MIN. PERFORMANCE FEE: $40 per performance for OBJECTIVE CASE and $55 for MR. FLANNERY'S OCEAN.
THE STORIES: Mr. Flannery's Ocean. Jim Flannery, seventy-nine, retired seaman, belligerent, cantankerous and very human, has laid claim to an ocean. On the terrace of an old weather-beaten resort hotel on the southern coast of England he sits in his deck chair, ever watchful, ever ready to defend his right to ownership, an ownership which grew simply out of a need to belong to and protect something. Flannery is absolutely convinced he owns this body of water and, surprisingly enough, is successful in intimidating everyone else around him into treating him correspondingly, everyone that is, except Maug, the cockney maid who can never seem to bring Flannery's tea hot enough. These two spend their days in perpetual combat. To the hotel comes an American, Mrs. Pringle, widowed and childless, to spend her wheelchair days in the hope of getting some health from the sea breezes. Mrs.

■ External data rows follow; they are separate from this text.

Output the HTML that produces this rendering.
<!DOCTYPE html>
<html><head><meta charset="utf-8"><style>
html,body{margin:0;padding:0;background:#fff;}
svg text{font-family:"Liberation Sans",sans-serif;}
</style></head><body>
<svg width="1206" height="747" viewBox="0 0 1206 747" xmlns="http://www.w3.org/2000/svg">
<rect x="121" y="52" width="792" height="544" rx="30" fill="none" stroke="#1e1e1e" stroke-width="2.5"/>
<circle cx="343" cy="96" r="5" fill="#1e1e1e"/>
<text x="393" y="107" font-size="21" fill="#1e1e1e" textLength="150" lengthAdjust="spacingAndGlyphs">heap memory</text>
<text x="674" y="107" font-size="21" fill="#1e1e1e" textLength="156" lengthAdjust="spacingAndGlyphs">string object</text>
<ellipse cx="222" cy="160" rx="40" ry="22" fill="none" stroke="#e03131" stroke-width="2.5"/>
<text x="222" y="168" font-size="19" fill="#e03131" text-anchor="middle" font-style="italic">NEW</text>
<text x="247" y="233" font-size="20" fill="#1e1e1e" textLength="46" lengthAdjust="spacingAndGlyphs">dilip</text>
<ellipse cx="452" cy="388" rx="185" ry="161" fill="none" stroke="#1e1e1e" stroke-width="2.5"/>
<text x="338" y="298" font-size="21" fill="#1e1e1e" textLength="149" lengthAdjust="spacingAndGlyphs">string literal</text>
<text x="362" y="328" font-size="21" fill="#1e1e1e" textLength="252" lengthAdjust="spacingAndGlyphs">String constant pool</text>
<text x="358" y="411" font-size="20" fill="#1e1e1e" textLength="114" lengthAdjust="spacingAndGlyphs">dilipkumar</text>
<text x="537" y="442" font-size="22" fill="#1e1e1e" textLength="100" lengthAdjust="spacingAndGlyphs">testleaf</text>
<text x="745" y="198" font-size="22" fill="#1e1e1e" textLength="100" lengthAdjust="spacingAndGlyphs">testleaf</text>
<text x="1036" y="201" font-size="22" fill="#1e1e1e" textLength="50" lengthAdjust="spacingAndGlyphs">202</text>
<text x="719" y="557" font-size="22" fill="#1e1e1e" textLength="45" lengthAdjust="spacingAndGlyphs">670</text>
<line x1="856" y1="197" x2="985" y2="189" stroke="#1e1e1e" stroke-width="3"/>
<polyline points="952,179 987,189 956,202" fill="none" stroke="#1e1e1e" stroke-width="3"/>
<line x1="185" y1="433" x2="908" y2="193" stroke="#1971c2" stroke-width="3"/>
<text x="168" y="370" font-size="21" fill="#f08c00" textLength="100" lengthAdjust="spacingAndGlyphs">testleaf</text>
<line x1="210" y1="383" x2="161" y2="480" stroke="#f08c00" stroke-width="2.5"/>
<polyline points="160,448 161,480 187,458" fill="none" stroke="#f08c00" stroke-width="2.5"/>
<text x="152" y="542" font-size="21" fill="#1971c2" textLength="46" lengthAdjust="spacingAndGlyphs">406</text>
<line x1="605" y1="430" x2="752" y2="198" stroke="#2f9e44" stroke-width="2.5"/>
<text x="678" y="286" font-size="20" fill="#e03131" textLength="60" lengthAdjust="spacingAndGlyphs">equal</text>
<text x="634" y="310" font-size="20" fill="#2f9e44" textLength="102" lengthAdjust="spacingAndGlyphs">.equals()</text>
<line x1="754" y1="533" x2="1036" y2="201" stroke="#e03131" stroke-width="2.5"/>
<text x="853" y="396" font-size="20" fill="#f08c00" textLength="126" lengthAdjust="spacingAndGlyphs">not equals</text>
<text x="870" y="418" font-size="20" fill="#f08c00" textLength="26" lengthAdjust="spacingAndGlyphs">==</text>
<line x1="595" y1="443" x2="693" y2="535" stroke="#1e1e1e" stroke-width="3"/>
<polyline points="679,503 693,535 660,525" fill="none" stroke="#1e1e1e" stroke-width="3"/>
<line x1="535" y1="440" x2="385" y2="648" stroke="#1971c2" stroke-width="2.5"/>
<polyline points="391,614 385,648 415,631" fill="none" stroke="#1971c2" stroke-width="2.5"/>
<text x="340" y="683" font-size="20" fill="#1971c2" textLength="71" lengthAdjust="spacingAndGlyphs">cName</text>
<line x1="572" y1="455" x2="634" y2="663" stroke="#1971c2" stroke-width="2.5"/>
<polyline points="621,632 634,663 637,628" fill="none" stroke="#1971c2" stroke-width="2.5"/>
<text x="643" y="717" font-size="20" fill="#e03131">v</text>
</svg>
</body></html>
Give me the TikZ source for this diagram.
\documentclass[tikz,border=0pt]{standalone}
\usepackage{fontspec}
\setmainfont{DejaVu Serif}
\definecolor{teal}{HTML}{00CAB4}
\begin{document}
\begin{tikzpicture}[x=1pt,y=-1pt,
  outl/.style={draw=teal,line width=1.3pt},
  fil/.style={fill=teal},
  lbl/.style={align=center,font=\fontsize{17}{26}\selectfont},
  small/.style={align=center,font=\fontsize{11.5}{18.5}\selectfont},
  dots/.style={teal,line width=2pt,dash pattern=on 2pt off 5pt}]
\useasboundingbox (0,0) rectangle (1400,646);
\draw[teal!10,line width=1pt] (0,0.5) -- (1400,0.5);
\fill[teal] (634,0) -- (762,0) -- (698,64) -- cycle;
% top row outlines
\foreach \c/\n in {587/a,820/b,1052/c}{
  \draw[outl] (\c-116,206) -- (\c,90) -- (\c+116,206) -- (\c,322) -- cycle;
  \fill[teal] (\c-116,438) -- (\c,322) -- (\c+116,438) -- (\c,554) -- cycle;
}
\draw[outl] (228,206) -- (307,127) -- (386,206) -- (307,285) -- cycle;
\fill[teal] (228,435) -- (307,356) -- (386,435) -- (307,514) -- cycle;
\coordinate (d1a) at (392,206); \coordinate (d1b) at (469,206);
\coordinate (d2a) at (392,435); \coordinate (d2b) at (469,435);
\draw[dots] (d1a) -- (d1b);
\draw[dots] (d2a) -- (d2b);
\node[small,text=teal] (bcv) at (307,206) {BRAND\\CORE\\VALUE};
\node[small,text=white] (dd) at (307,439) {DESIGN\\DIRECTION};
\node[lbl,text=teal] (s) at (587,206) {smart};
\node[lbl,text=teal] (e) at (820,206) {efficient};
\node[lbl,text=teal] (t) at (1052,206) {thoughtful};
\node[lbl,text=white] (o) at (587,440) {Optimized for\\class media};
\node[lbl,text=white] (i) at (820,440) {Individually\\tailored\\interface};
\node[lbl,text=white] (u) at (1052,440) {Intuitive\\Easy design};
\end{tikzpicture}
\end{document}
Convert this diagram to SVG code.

Pringle is a woman with a wistful sadness in her eyes; a look of surrender and reconciliation to long hours of sickness and the despair of being completely alone. How and why Jim Flannery gives this woman his ocean, his only and most prized possession, is the story of the play. It is the magical tale of the giving and the receiving of a gift which no one believed could be possessed. (2 men, 4 women, 1 boy, 1 girl.)

Objective Case. This is a play that vacillates on a thin line between expressionism and realism. Essentially, it is a story of a man and woman desperately and pathetically in love. Each of these two people has a defect. He likes to pull his ear and scratch his teeth. She likes to blink her eyes and droop her lip. These defects become the symbol of each other's human imperfection and, tragically, also the focal point for each other's ambivalent feelings of hate. The entire play builds to a love scene in which, still cursed by their inability to bare themselves, he and she take refuge behind mannequins. The love scene begins and goes along well enough for a while, both of them expressing their affections from behind the refuge of their inanimate counterparts. Then, each sees the other's defect, and the scene explodes in chaos. He and she scream hate at each other as they run off the stage. A moment of silence passes. Then, the mannequins continue the love scene. They introduce themselves as Him and Her, the objective case of He and She. The mannequins fall in love. Strangely enough, the focus of this is are the imperfections that generated hate in their human counterparts. (2 men, 2 women.)